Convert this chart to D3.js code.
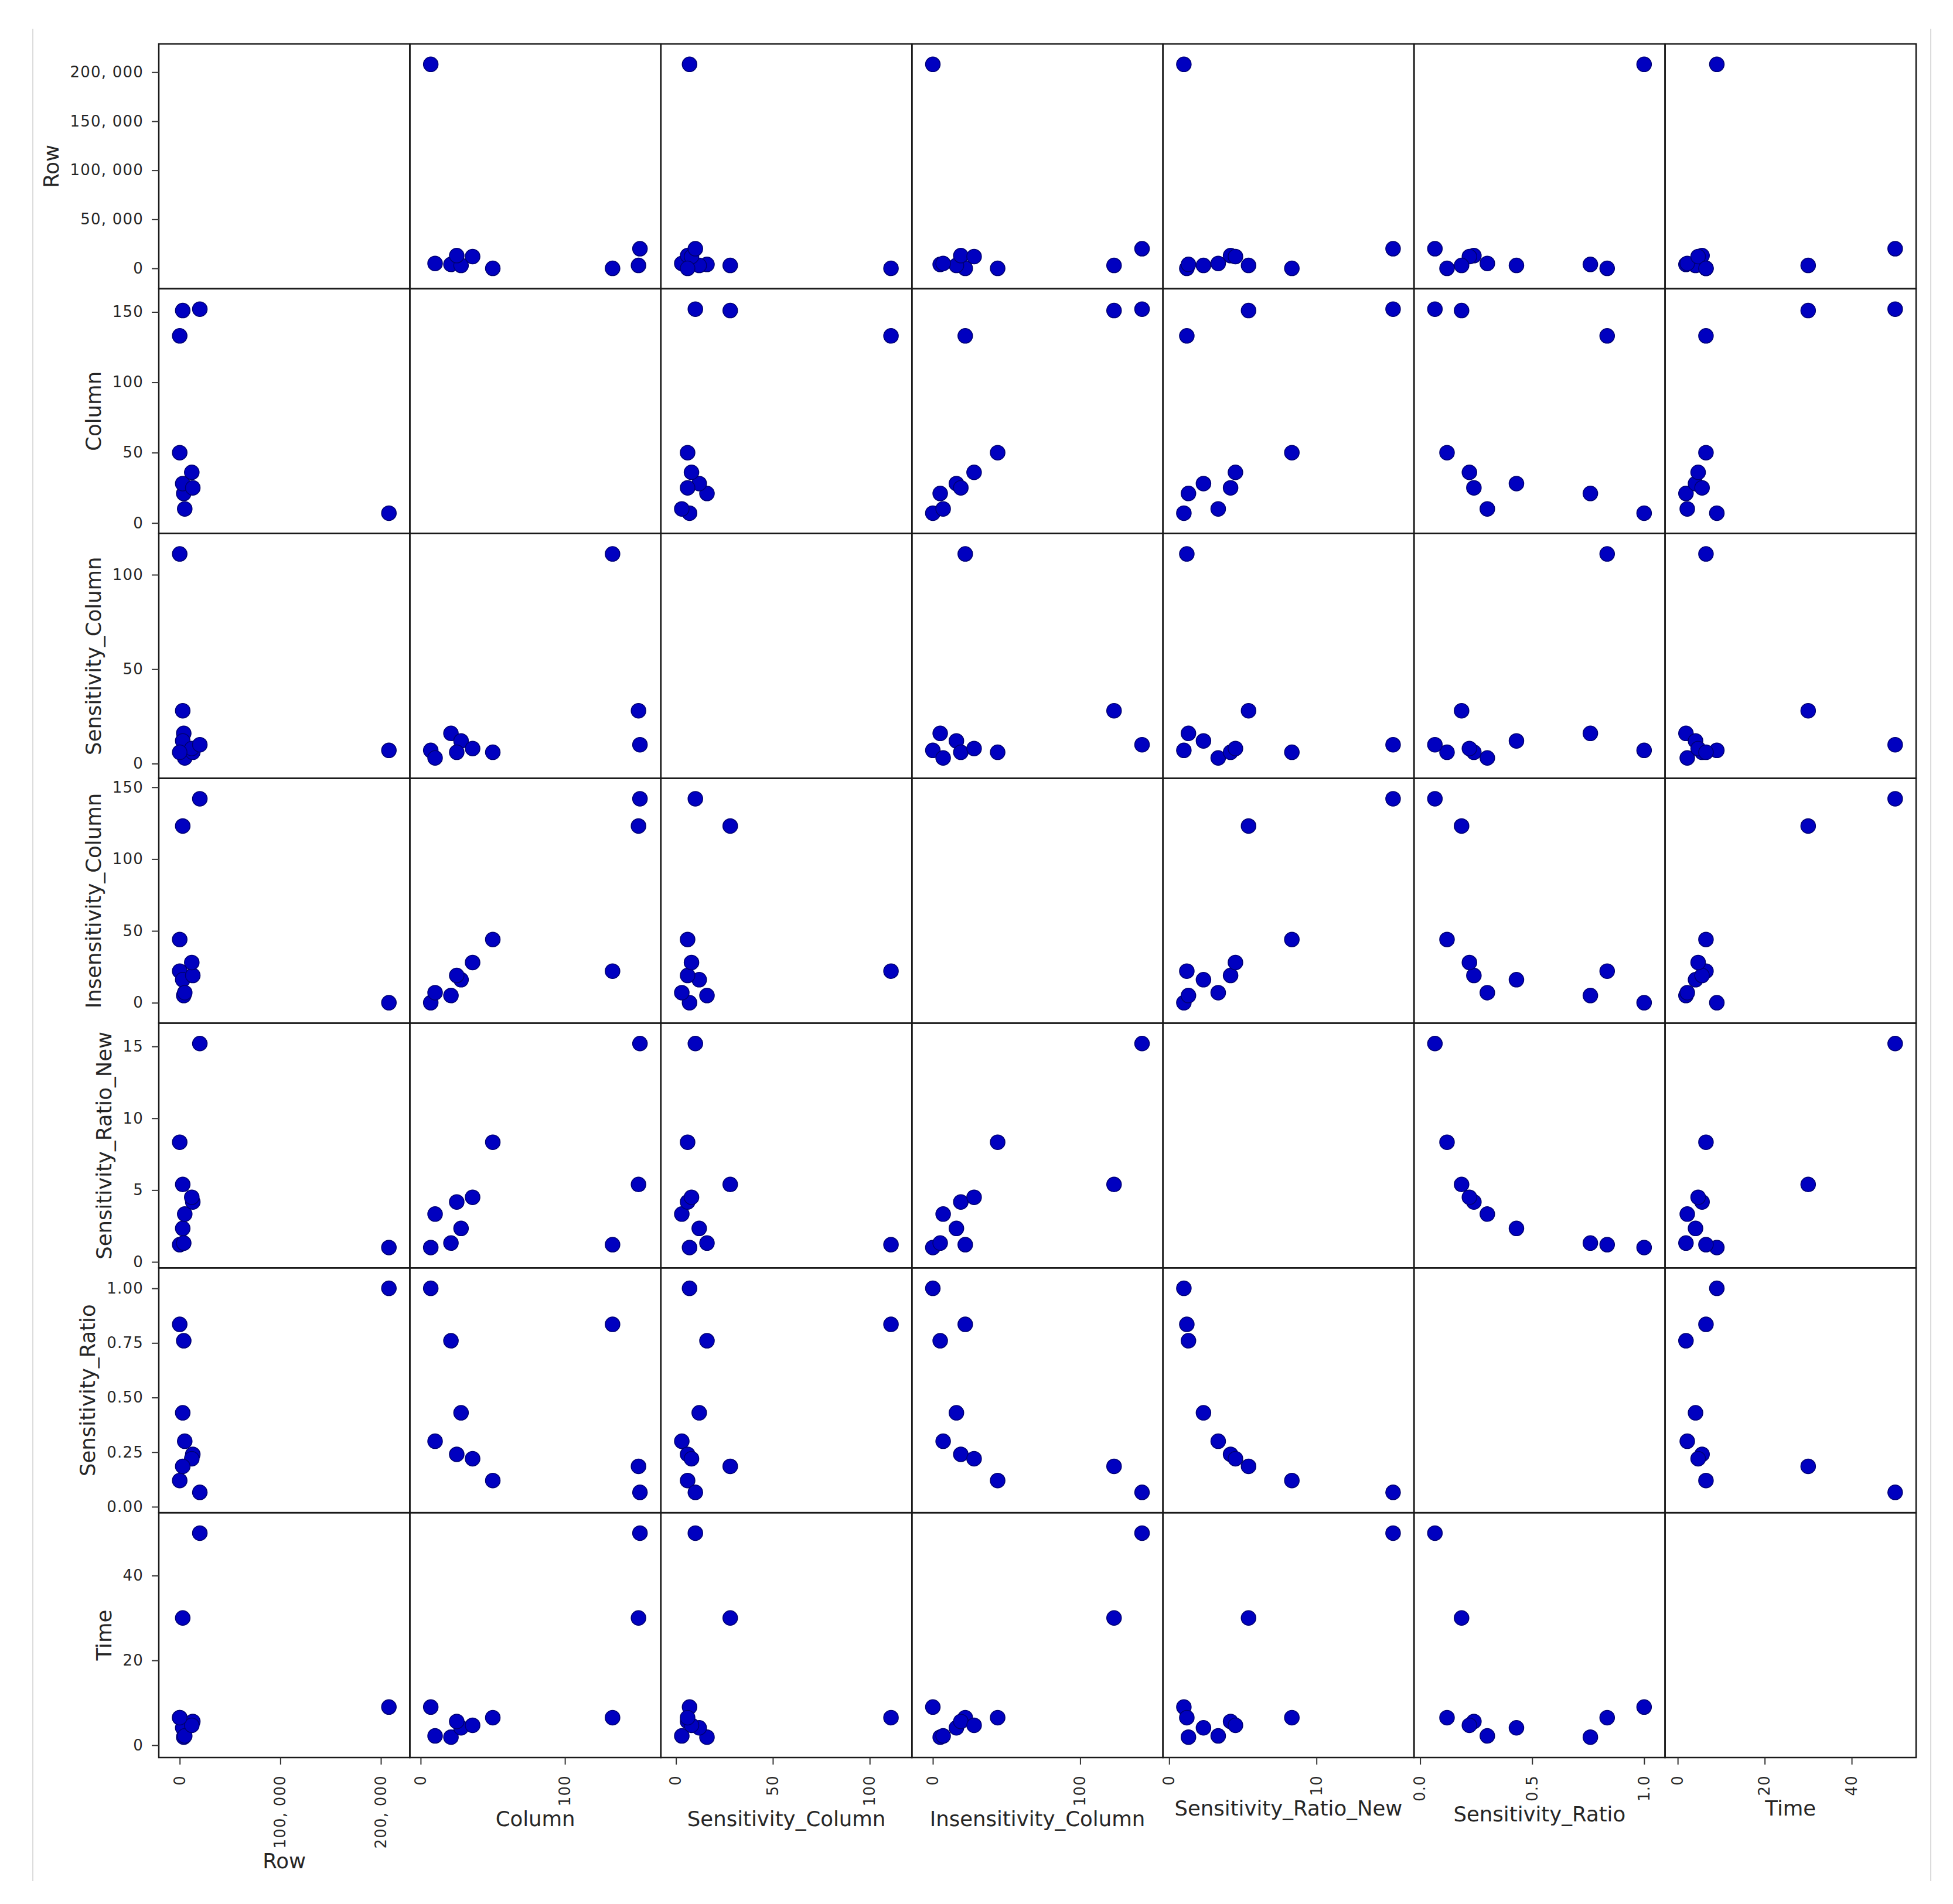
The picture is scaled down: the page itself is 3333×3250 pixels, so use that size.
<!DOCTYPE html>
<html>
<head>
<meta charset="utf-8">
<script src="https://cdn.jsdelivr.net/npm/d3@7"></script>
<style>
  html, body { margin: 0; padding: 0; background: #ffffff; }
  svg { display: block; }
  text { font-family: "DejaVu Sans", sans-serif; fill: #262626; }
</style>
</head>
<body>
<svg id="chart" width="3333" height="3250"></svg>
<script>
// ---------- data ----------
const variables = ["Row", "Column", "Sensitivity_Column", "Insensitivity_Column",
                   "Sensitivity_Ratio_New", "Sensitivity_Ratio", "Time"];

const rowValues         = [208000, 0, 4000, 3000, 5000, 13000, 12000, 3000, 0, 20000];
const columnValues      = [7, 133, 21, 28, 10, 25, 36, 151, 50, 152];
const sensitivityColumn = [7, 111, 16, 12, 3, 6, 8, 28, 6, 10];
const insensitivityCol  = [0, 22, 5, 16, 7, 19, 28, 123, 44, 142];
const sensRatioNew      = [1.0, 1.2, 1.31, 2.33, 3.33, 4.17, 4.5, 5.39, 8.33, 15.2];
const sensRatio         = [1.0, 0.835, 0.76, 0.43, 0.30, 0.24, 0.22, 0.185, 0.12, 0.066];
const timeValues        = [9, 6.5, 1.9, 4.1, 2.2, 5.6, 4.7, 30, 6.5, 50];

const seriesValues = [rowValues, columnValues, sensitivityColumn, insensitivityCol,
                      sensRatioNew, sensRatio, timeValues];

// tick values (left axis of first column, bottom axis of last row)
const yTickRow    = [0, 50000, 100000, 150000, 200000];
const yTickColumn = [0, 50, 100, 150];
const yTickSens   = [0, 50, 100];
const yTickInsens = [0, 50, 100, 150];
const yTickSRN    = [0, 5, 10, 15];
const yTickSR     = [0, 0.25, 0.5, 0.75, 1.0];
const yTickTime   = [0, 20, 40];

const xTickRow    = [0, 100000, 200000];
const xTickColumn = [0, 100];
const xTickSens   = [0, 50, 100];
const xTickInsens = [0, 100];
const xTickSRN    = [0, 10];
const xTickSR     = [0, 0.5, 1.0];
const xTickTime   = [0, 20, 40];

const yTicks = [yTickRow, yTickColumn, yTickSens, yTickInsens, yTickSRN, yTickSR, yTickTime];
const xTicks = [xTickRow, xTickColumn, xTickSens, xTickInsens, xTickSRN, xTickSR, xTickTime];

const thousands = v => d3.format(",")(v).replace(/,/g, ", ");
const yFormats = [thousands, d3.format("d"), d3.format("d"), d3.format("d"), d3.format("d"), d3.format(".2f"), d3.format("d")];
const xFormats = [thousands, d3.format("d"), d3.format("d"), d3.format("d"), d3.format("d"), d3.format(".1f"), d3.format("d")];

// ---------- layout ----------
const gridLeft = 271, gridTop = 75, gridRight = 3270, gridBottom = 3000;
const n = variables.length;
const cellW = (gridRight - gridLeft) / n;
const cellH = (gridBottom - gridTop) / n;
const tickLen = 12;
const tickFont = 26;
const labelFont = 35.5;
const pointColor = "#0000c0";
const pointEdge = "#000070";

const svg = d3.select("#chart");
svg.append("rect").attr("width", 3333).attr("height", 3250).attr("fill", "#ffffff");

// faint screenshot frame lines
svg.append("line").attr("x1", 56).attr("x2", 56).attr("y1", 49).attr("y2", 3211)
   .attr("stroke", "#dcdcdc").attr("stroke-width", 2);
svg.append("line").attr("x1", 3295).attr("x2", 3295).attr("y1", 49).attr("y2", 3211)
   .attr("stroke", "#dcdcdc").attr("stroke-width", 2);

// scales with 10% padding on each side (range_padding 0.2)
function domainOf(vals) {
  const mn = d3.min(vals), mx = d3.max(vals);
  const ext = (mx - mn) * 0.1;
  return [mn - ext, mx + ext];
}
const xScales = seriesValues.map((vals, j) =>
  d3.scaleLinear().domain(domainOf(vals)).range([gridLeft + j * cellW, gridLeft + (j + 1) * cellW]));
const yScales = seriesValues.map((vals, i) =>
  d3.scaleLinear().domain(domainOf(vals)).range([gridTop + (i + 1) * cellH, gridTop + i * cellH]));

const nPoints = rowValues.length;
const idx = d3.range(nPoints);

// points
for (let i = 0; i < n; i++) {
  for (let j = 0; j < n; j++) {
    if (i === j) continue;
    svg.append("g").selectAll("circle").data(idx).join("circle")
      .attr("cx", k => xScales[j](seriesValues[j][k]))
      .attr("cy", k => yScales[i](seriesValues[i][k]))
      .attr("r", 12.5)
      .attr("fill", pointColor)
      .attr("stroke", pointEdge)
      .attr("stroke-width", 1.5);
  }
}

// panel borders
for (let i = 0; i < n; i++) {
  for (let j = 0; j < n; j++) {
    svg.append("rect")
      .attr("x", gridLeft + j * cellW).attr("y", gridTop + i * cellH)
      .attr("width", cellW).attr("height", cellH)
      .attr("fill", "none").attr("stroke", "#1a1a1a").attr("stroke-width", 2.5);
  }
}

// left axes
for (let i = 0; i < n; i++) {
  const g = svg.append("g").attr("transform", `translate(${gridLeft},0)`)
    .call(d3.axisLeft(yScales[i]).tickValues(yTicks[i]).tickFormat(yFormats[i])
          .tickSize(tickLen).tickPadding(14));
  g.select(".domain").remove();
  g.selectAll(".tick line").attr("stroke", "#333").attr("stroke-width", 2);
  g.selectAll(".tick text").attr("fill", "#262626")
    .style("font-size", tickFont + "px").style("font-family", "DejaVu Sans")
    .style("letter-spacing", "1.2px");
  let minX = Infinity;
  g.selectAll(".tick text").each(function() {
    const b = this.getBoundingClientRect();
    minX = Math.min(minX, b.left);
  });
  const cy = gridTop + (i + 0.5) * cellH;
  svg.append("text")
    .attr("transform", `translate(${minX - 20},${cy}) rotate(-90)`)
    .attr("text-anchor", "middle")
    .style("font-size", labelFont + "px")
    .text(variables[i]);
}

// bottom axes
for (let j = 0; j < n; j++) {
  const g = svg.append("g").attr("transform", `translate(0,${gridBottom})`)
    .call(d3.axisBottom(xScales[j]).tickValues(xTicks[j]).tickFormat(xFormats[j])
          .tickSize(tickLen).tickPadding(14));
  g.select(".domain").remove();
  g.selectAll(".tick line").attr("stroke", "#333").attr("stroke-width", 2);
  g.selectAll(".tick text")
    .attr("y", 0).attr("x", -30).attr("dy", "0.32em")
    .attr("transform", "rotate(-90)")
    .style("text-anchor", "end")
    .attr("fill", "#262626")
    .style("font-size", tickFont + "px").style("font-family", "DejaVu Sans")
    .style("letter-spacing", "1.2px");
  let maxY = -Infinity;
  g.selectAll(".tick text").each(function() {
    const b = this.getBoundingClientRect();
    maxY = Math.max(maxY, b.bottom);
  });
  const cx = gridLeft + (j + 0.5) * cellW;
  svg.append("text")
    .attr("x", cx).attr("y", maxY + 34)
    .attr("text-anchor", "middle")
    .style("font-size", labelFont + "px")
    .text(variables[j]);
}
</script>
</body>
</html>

• [Exercise description]
Your task is to return the lines above, from the first one up to and including the line containing "30, 6.5, 50];", minus any pictures.

• [Result]
Convert this chart to D3.js code.
The picture is scaled down: the page itself is 3333×3250 pixels, so use that size.
<!DOCTYPE html>
<html>
<head>
<meta charset="utf-8">
<script src="https://cdn.jsdelivr.net/npm/d3@7"></script>
<style>
  html, body { margin: 0; padding: 0; background: #ffffff; }
  svg { display: block; }
  text { font-family: "DejaVu Sans", sans-serif; fill: #262626; }
</style>
</head>
<body>
<svg id="chart" width="3333" height="3250"></svg>
<script>
// ---------- data ----------
const variables = ["Row", "Column", "Sensitivity_Column", "Insensitivity_Column",
                   "Sensitivity_Ratio_New", "Sensitivity_Ratio", "Time"];

const rowValues         = [208000, 0, 4000, 3000, 5000, 13000, 12000, 3000, 0, 20000];
const columnValues      = [7, 133, 21, 28, 10, 25, 36, 151, 50, 152];
const sensitivityColumn = [7, 111, 16, 12, 3, 6, 8, 28, 6, 10];
const insensitivityCol  = [0, 22, 5, 16, 7, 19, 28, 123, 44, 142];
const sensRatioNew      = [1.0, 1.2, 1.31, 2.33, 3.33, 4.17, 4.5, 5.39, 8.33, 15.2];
const sensRatio         = [1.0, 0.835, 0.76, 0.43, 0.30, 0.24, 0.22, 0.185, 0.12, 0.066];
const timeValues        = [9, 6.5, 1.9, 4.1, 2.2, 5.6, 4.7, 30, 6.5, 50];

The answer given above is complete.